Bir millet için iç savaştan daha büyük bir yıkım olabilir mi?
Az gelişmiş ülkelerde, etnik köken, din, mezhep veya siyasi görüş farklılıkları nedeniyle, milyonlarca insan birbirinin gözünü oyuyor. Oluk gibi kan akıyor. Milli servetler heder ediliyor.
En somut örnekler, hemen güney sınırımızda ve sonuçları da, çarşıda, pazarda, caddede, sokakta her an gözlerimizin önünde.
İnternette basit bir arama yaptığınızda, Amerika’nın 2003’te Irak’a askeri müdahalesinden bu yana, süregelen iç savaş nedeniyle ölenlerin sayısı 1.2 milyon olarak karşınıza çıkıyor. Suriye’de halen devam eden iç savaşın bilançosu ise kimi kaynaklara göre 470 bin ölü…
*
Suriye’den 5 milyonu aşkın insanın komşu ülkelere göç ettiği, bunlardan 3 milyonunun da ülkemizde olduğu biliniyor.
Ege’yi mülteci mezarlığına döndüren batık mülteci tekneleri manzaraları ve Aylan bebekle simgelenen korkunç trajedi, aklımıza geldikçe hâlâ içimizi titretiyor.
Yaşadığımız şehirde de Iraklı ve Suriyeli mülteciler var ve hemen her gün karşılaşıyoruz onlarla. Bu karşılaşmalar, iç savaşın acımasızlığını ve bir halkın adeta yok oluşunu unutmamamızı sağlıyor.
*
İç savaş demek, milyonlarca insanın ya ölmesi, ya da her şeyini kaybedip sürünmesi demek…Evini, ocağını, işini, ailesini, yaşadığı şehri, anılarını, geçmişini, geleceğini kaybetmesi demek…Geçmişte saygın bir mesleğe sahip olanların bile, ekmeğe muhtaç hale gelmesi, yerine göre dilenmek durumunda kalması demek…Her türlü aşağılanmaya, istismara açık, sefil bir hayata mahkûm olması demek…
*
Birleşmiş Milletler Çocuklara Yardım Fonu (UNICEF) Nijerya, Somali, Güney Sudan ve Yemen’de 1 milyon 400 bin çocuğun açlıktan ölme tehlikesiyle karşı karşıya olduğunu açıklamış.

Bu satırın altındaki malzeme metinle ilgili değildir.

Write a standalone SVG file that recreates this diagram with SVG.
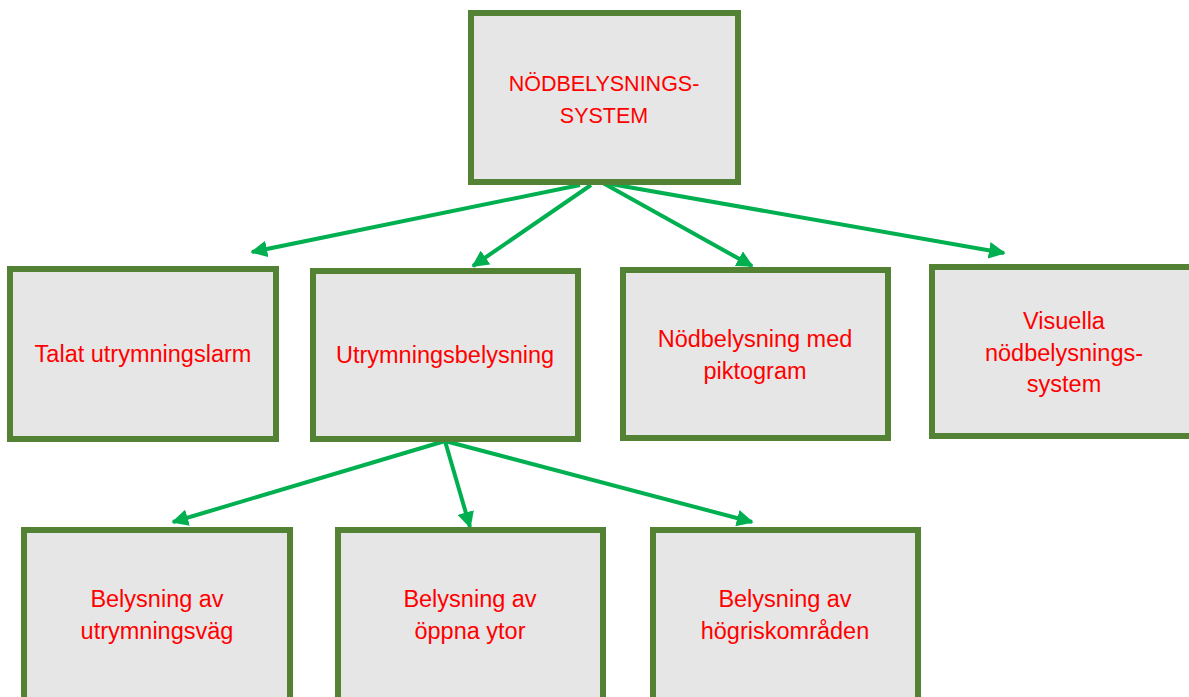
<svg xmlns="http://www.w3.org/2000/svg" width="1189" height="697" viewBox="0 0 1189 697">
<defs>
<style>
.box{fill:#e7e6e6;stroke:#548235;stroke-width:6}
.t{font-family:"Liberation Sans",Arial,sans-serif;font-size:23.5px;fill:#ff0000;text-anchor:middle}
.caps{font-size:21.5px}
.c{stroke:#00b050;stroke-width:4;fill:none;marker-end:url(#ah)}
</style>
<marker id="ah" viewBox="0 0 10 10" refX="9" refY="5" markerWidth="4.2" markerHeight="4.2" orient="auto" markerUnits="strokeWidth">
<path d="M0,0 L10,5 L0,10 z" fill="#00b050"/>
</marker>
</defs>
<rect width="1189" height="697" fill="#ffffff"/>
<g id="connectors">
<line class="c" x1="580" y1="185" x2="252" y2="252"/>
<line class="c" x1="591" y1="185" x2="473" y2="266"/>
<line class="c" x1="603" y1="183" x2="752" y2="266"/>
<line class="c" x1="605" y1="183" x2="1004" y2="253"/>
<line class="c" x1="445" y1="441" x2="173" y2="522"/>
<line class="c" x1="445" y1="441" x2="470" y2="527"/>
<line class="c" x1="445" y1="441" x2="752" y2="522"/>
</g>
<g id="n-root">
<rect class="box" x="471" y="13" width="267" height="169"/>
<text class="t caps" x="604" y="91">NÖDBELYSNINGS-</text>
<text class="t caps" x="604" y="123">SYSTEM</text>
</g>
<g id="n-talat">
<rect class="box" x="10" y="269" width="266" height="170"/>
<text class="t" x="143" y="362">Talat utrymningslarm</text>
</g>
<g id="n-utrym">
<rect class="box" x="313" y="271" width="265" height="168"/>
<text class="t" x="445" y="363">Utrymningsbelysning</text>
</g>
<g id="n-pikto">
<rect class="box" x="623" y="270" width="265" height="168"/>
<text class="t" x="755" y="347">Nödbelysning med</text>
<text class="t" x="755" y="379">piktogram</text>
</g>
<g id="n-visuella">
<rect class="box" x="932" y="267" width="265" height="169"/>
<text class="t" x="1064" y="329">Visuella</text>
<text class="t" x="1064" y="361">nödbelysnings-</text>
<text class="t" x="1064" y="392">system</text>
</g>
<g id="n-vag">
<rect class="box" x="24" y="530" width="266" height="180"/>
<text class="t" x="157" y="607">Belysning av</text>
<text class="t" x="157" y="639">utrymningsväg</text>
</g>
<g id="n-oppna">
<rect class="box" x="338" y="530" width="265" height="180"/>
<text class="t" x="470" y="607">Belysning av</text>
<text class="t" x="470" y="639">öppna ytor</text>
</g>
<g id="n-hogrisk">
<rect class="box" x="653" y="530" width="265" height="180"/>
<text class="t" x="785" y="607">Belysning av</text>
<text class="t" x="785" y="639">högriskområden</text>
</g>
</svg>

Yetersiz beslenme nedeniyle “çöp”e dönmüş masum yavrucuklar gözünüzün önüne geliyor hemen ve bir anda içiniz kararıyor.
Yediğiniz lokma, boğazınızdan nasıl geçerse geçsin…
*
Doğa koşullarının kıtlığa yol açması yeni bir şey değil ne yazık ki…Çağlar boyunca yaşanmış…Ama bir de iç savaş yüzünden aç kalan insanlar var…Göz göre göre açlıktan
ölüme giden çocuklar var…
Lafa gelince, “insan sevgisi” adına mangalda kül bırakmayız, ama bu gibi insanlık facialarına tanık olduğumuzda, şöyle bir üzülür, ah vah eder, az sonra unuturuz.
Unutmamalıyız.
Ne yapabiliriz, elimizden ne gelir diye samimi olarak düşünmeli, değerlendirmeliyiz.
Açlıktan ölen çocuklardan, bütün dünya halklarının sorumlu olduğunu bilmeli, yeri geldiğinde haykırmalıyız.
Dünyadaki sömürü düzenini değiştirmeye gücümüz yetmese bile, hiç değilse merhamet duygusunu yeşertmek için yapabileceğimiz şeyler olmalı.
*
Tabii önce, iç savaşlara sebep olan ilkel ve yapay ayrımcılık anlayışının karşısında safımızı belirlemeliyiz.
Hele de ülkemizde…
Karşılıklı anlayışı, hoşgörüyü, kardeşlik duygusunu güçlendirmek için bütün samimiyetimizle çaba harcamalıyız.
Hiç kuşkusuz, başta kendi yüreklerimizden çıkarıp atmalıyız sevgisizliği, ayrımcılığı…
Herkesin sözle ifade ettiği, ama anlamını içselleştirmek için gereken gayreti göstermediği bir kavramı; farklılıklarımızın zenginliğimiz olduğu gerçeğini, aklımıza, beynimize, kalbimize silinmez bir şekilde yazmalı ve yaşam felsefesi haline getirmeliyiz.
Açlıktan ölümle karşı karşıya gelen yavruların, -Allah korusun- ileride bu milletin çocukları olabileceği ihtimalini, kâbusunu şimdiden görerek, hissederek aklımızı başımıza toplamalıyız.
Ders almamız için yeteri kadar örnek var önümüzde.